Taking up a sizeable amount of dashboard fascia real estate is Audi’s dual-screen MMI infotainment system, which comprises a primary 10.2in screen above a smaller 8.6in unit.
The upper screen controls all of the Q8’s features and functions, such as the satellite navigation, vehicle settings and telephone connectivity, while the lower screen is intended to display those features you interact with most often, such as the air conditioning, radio and seat heating.
While these are technically touchscreens, mere contact with the screen won’t necessarily warrant a reaction; instead, you need to press down rather firmly, almost as if you were using the touchpad on a laptop computer.
The responsiveness of the software is excellent, although having to press down on the screen so hard can take some getting used to. The quality of the graphics, meanwhile, is top-notch and entirely befitting of a flagship SUV.

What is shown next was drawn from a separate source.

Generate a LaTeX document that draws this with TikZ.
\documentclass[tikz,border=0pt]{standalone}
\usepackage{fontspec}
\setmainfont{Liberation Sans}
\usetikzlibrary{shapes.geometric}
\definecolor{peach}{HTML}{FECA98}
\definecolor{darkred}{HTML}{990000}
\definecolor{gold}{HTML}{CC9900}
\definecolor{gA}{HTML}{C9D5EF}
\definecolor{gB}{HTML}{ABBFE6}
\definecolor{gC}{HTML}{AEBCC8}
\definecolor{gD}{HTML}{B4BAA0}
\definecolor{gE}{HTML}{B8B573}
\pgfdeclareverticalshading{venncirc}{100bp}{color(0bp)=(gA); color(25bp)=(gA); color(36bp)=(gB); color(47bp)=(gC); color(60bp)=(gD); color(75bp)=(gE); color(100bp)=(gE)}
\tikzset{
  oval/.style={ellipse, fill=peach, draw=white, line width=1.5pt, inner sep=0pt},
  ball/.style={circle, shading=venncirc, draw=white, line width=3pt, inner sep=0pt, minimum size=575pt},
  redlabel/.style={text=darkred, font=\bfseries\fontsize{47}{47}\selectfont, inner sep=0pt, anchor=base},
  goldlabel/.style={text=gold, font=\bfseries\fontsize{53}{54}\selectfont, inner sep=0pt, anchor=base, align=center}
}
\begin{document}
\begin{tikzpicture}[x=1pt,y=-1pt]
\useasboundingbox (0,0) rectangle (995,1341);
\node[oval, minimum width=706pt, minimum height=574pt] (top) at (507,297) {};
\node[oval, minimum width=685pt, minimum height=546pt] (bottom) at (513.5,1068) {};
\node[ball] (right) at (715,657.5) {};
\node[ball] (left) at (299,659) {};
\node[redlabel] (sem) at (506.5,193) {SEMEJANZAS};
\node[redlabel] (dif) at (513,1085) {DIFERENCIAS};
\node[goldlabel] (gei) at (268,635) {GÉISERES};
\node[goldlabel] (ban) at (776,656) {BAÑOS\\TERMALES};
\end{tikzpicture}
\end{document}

While the Bang & Olufsen sound system (£1150) was impressive, the standard offering is unlikely to be sub-par. You could probably make do without the optional kit.
Audi’s Virtual Cockpit also replaces traditional analogue instrument dials as standard. By incorporating the vast majority of vehicle controls within the twin screens, physical dials and buttons are scarce, the result lending the Q8 an interior that feels considerably more minimal than that of a Porsche Cayenne or Mercedes-Benz GLE.

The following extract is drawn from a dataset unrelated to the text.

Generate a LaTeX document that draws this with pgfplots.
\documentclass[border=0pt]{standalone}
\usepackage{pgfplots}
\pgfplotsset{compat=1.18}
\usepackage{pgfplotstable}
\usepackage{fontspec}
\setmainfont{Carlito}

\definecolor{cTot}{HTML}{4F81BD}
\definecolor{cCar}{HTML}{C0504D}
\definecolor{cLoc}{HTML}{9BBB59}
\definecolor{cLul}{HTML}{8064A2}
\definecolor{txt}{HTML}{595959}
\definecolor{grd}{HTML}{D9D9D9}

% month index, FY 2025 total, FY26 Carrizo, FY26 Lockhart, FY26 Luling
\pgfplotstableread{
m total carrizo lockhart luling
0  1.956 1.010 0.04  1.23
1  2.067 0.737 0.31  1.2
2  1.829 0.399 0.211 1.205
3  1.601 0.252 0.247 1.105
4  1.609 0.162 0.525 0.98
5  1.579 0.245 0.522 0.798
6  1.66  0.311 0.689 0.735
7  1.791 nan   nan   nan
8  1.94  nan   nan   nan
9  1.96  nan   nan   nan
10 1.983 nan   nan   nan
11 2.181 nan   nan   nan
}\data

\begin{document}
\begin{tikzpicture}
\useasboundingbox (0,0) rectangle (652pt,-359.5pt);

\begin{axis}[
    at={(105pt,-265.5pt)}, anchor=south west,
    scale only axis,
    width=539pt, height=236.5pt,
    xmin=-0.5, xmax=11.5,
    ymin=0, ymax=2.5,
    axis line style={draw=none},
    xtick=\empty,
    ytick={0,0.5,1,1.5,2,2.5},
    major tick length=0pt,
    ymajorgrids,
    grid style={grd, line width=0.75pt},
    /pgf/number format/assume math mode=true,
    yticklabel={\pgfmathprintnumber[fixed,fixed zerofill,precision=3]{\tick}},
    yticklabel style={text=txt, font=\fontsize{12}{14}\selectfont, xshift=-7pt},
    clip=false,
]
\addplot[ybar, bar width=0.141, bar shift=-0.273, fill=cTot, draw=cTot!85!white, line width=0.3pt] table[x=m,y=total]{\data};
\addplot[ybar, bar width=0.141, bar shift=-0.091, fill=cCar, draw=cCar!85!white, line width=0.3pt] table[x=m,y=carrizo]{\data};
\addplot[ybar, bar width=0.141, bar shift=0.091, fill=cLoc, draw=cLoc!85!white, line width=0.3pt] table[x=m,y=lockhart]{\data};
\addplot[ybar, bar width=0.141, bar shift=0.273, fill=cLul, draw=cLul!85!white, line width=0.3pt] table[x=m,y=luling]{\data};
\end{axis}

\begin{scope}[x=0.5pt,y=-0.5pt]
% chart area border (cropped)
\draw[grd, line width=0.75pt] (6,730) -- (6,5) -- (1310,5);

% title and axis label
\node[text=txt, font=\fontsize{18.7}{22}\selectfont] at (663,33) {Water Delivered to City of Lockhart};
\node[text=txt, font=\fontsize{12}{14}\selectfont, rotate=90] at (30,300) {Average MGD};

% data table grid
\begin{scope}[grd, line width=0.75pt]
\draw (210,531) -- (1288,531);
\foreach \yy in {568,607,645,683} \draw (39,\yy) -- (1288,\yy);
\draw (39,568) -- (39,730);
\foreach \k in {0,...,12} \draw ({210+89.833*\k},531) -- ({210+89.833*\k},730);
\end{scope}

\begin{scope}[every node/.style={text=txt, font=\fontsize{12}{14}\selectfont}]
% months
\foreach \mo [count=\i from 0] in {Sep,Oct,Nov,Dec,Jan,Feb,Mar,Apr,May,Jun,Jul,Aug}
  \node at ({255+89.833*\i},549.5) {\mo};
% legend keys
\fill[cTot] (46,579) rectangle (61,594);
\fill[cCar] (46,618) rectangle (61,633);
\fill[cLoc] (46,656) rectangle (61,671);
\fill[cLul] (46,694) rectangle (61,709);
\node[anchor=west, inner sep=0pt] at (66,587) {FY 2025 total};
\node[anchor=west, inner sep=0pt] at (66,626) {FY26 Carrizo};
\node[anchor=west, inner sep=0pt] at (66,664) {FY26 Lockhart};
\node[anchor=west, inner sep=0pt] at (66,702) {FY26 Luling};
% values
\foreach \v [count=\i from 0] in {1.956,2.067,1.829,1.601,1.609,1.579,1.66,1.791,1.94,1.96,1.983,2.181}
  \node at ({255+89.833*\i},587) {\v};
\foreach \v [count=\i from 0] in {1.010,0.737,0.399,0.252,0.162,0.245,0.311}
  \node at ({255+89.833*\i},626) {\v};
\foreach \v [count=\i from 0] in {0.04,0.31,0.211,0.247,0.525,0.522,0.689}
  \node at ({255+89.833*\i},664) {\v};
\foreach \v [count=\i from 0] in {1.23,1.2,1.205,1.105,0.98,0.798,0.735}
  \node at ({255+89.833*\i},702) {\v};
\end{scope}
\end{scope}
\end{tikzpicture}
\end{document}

As for practicality, any concerns that the coupé-style roofline will eat into rear head space can be dismissed, because there’s an abundance of room in the back even for taller passengers. As for rear leg room, the Audi curiously doesn’t offer quite as much as the Cayenne despite its lengthier wheelbase.
We measured a typical rear leg room figure of 790mm for the Porsche, while the Audi came in at a still abundant 750mm. The Range Rover Sport SVR we measured back in 2015 managed 740mm. Boot volume, meanwhile, comes in at a capacious 605 litres.